If you’re tracking the future of digital assets, the rules for the bills regulating digital commodities and stablecoins are particularly alarming. These bills, which establish the regulatory framework for the Securities and Exchange Commission (SEC) and the Commodity Futures Trading Commission (CFTC) over crypto, are complex and will have massive implications for innovators and investors. Yet, the resolution limits debate on each of these major regulatory shifts to a single hour, split between the relevant committee leaders. Furthermore, the Rules Committee is swapping out the original text for their own updated version and then waiving all objections to that new text. This means we're getting a major regulatory overhaul essentially rubber-stamped with minimal public scrutiny or opportunity for floor-level negotiation, increasing the risk of unintended consequences in a rapidly evolving sector.

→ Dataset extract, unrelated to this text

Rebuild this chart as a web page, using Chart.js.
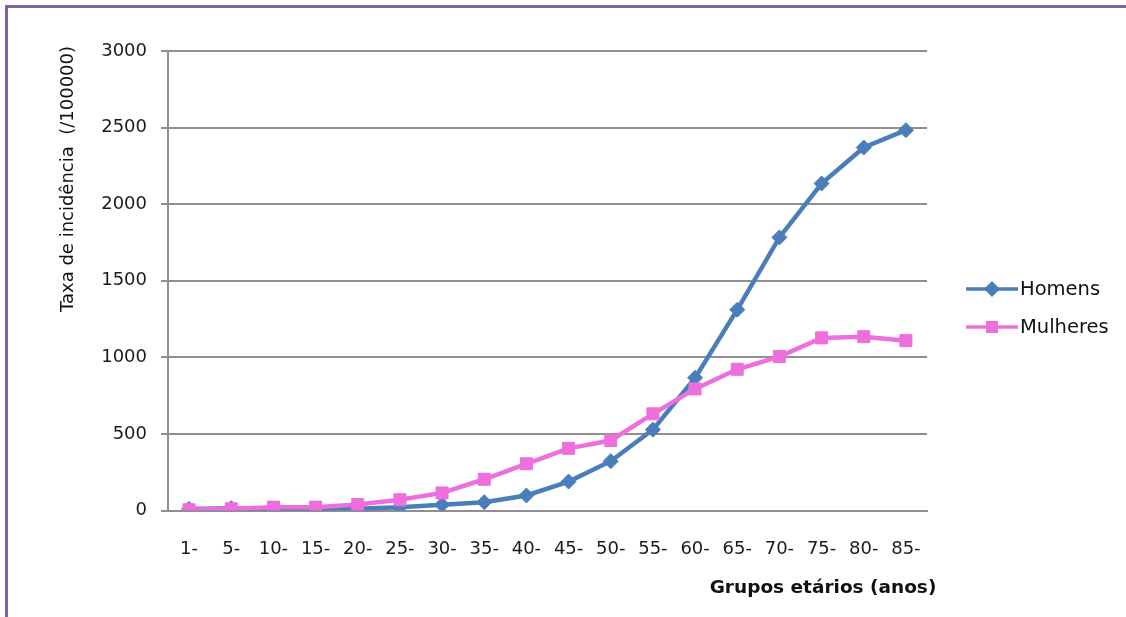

What this resolution really does is concentrate power in the hands of the House leadership and the Rules Committee. By waiving virtually all procedural objections and limiting amendments to a pre-selected list, the resolution bypasses the standard legislative checks and balances designed to force consensus and transparency. For the average person, this matters because it means complex, multi-billion-dollar legislation—from defense spending to how your bank handles a potential digital dollar—is being debated for less time than it takes to watch a sitcom. Your representative’s ability to offer a non-pre-approved amendment that might protect a local industry or challenge a wasteful spending item is essentially zero. It’s a process built for speed, not for deliberation, which is a major concern when dealing with policy that affects everything from national security to your financial stability.